Below is a listing to write out in full, exactly as given, without its pictures.

— Begin COLLECTED MATERIAL —

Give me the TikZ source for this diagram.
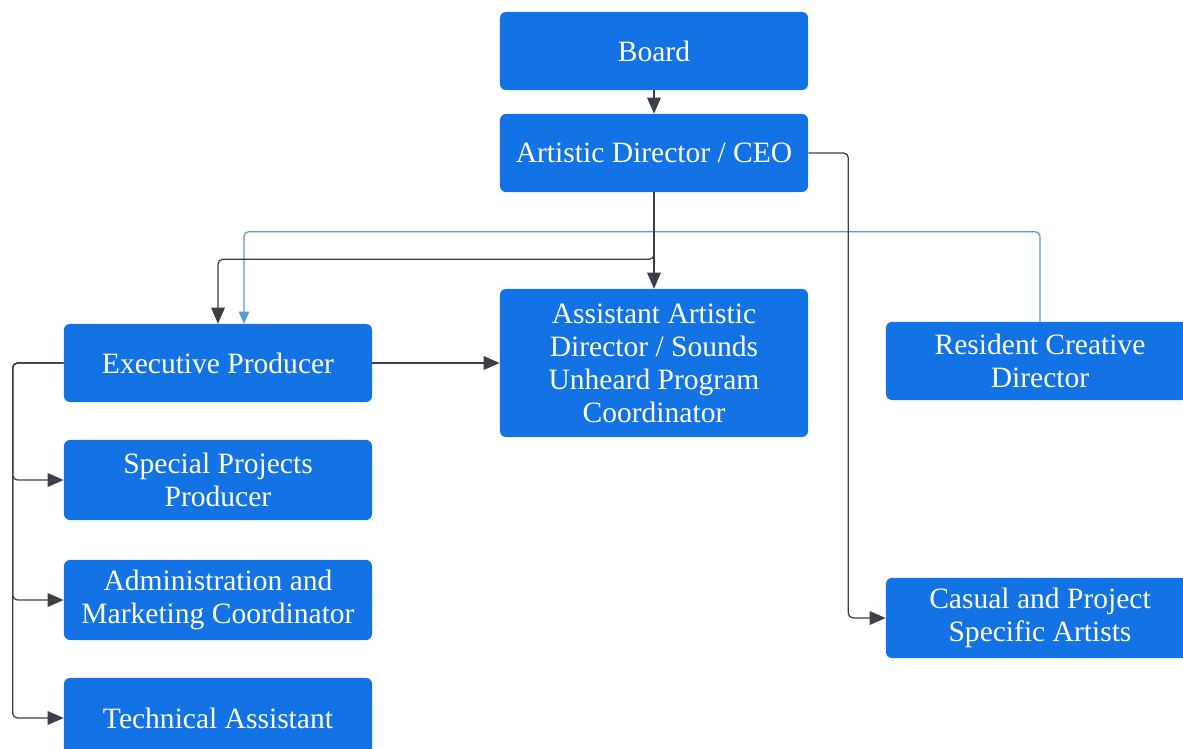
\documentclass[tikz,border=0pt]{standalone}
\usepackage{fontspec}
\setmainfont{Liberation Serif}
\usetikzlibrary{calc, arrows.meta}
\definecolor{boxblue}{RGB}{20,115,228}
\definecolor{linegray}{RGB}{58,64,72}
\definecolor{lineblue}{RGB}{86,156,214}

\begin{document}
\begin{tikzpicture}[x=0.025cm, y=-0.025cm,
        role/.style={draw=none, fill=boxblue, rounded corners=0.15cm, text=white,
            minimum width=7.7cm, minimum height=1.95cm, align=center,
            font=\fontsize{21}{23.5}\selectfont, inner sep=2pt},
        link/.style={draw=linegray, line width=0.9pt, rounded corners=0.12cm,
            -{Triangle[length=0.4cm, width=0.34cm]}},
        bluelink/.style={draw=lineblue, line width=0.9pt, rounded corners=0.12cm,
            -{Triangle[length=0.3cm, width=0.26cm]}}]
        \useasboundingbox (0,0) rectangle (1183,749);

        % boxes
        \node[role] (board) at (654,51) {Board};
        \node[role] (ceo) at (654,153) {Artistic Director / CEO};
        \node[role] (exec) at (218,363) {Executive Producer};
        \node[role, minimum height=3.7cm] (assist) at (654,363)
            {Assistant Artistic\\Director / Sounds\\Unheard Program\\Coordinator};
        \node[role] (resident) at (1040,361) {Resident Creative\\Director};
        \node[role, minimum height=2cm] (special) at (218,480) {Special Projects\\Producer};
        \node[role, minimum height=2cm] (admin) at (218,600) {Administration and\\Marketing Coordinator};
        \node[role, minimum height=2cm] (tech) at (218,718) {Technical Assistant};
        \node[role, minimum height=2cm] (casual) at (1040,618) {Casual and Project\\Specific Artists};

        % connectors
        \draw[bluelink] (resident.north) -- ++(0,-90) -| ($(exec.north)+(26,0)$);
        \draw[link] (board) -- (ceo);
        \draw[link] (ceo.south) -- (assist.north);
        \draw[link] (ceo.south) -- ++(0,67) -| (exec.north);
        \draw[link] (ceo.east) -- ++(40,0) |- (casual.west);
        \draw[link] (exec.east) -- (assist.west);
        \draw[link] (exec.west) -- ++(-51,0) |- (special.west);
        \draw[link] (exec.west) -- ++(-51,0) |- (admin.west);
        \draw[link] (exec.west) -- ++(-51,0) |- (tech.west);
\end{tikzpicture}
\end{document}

— End COLLECTED MATERIAL —

* _CORRECT OUTPUT_:
Give me the TikZ source for this diagram.
\documentclass[tikz,border=0pt]{standalone}
\usepackage{fontspec}
\setmainfont{Liberation Serif}
\usetikzlibrary{calc, arrows.meta}
\definecolor{boxblue}{RGB}{20,115,228}
\definecolor{linegray}{RGB}{58,64,72}
\definecolor{lineblue}{RGB}{86,156,214}

\begin{document}
\begin{tikzpicture}[x=0.025cm, y=-0.025cm,
        role/.style={draw=none, fill=boxblue, rounded corners=0.15cm, text=white,
            minimum width=7.7cm, minimum height=1.95cm, align=center,
            font=\fontsize{21}{23.5}\selectfont, inner sep=2pt},
        link/.style={draw=linegray, line width=0.9pt, rounded corners=0.12cm,
            -{Triangle[length=0.4cm, width=0.34cm]}},
        bluelink/.style={draw=lineblue, line width=0.9pt, rounded corners=0.12cm,
            -{Triangle[length=0.3cm, width=0.26cm]}}]
        \useasboundingbox (0,0) rectangle (1183,749);

        % boxes
        \node[role] (board) at (654,51) {Board};
        \node[role] (ceo) at (654,153) {Artistic Director / CEO};
        \node[role] (exec) at (218,363) {Executive Producer};
        \node[role, minimum height=3.7cm] (assist) at (654,363)
            {Assistant Artistic\\Director / Sounds\\Unheard Program\\Coordinator};
        \node[role] (resident) at (1040,361) {Resident Creative\\Director};
        \node[role, minimum height=2cm] (special) at (218,480) {Special Projects\\Producer};
        \node[role, minimum height=2cm] (admin) at (218,600) {Administration and\\Marketing Coordinator};
        \node[role, minimum height=2cm] (tech) at (218,718) {Technical Assistant};
        \node[role, minimum height=2cm] (casual) at (1040,618) {Casual and Project\\Specific Artists};

        % connectors
        \draw[bluelink] (resident.north) -- ++(0,-90) -| ($(exec.north)+(26,0)$);
        \draw[link] (board) -- (ceo);
        \draw[link] (ceo.south) -- (assist.north);
        \draw[link] (ceo.south) -- ++(0,67) -| (exec.north);
        \draw[link] (ceo.east) -- ++(40,0) |- (casual.west);
        \draw[link] (exec.east) -- (assist.west);
        \draw[link] (exec.west) -- ++(-51,0) |- (special.west);
        \draw[link] (exec.west) -- ++(-51,0) |- (admin.west);
        \draw[link] (exec.west) -- ++(-51,0) |- (tech.west);
\end{tikzpicture}
\end{document}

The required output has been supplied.